Friday, March 02, 2007
Then and now
Victoria John and I aged 9 (above) and aged 22 (below).
I used to be so cute! What happened?? The first picture is not very clear because I tried to photograph a photo.
I am still not sure whether I like reminiscing. When the memories were only happy, it was easier but as you add years to one's life, naturally the bitter and the sweet collide to form a fusion indistinct and in need of the other and then one wonders where all the happy days have gone.

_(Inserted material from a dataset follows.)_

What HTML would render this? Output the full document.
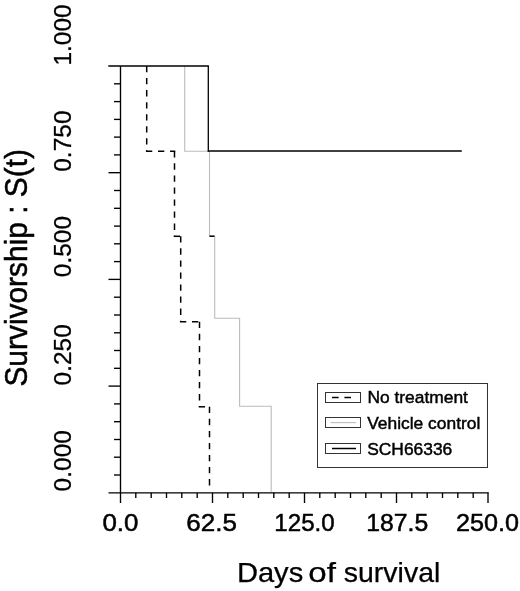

The days when all I worried about was how much food my friends will have at my birthday party has since grown into worrying about how much food they will have, how to cook that food, how to present it in a way Gordon Ramsey will be proud of, how to sustain it, how to create a party atmosphere, taking into account friends' allergie, who to invite so that everyone will have a nice time without people feeling left out or cat fights ensuing, what music to play, what drinks to provide; red wine goes with red meat, white wine with poultry and rose with fish, the list is endless. Then, bedtime just meant which blanket I had to choose before I slept. Now I worry about windows being shut, doors being locked, mobiles being on the alert, laundry to do, work to seeto the next day, kettle having boiled water for the next day, bills to pay, rent to settle... I have grown up without realising it and today as I see girls and boys I still consider children worry about their body shape, what the opposite sex thinks of them and social positions, I am worried (again) that they are all growing up way too fast.
I would like to blog more about this but my fingernails are currently too long to type properly and I am listening to my all time favourite song, Beauty and the Beast.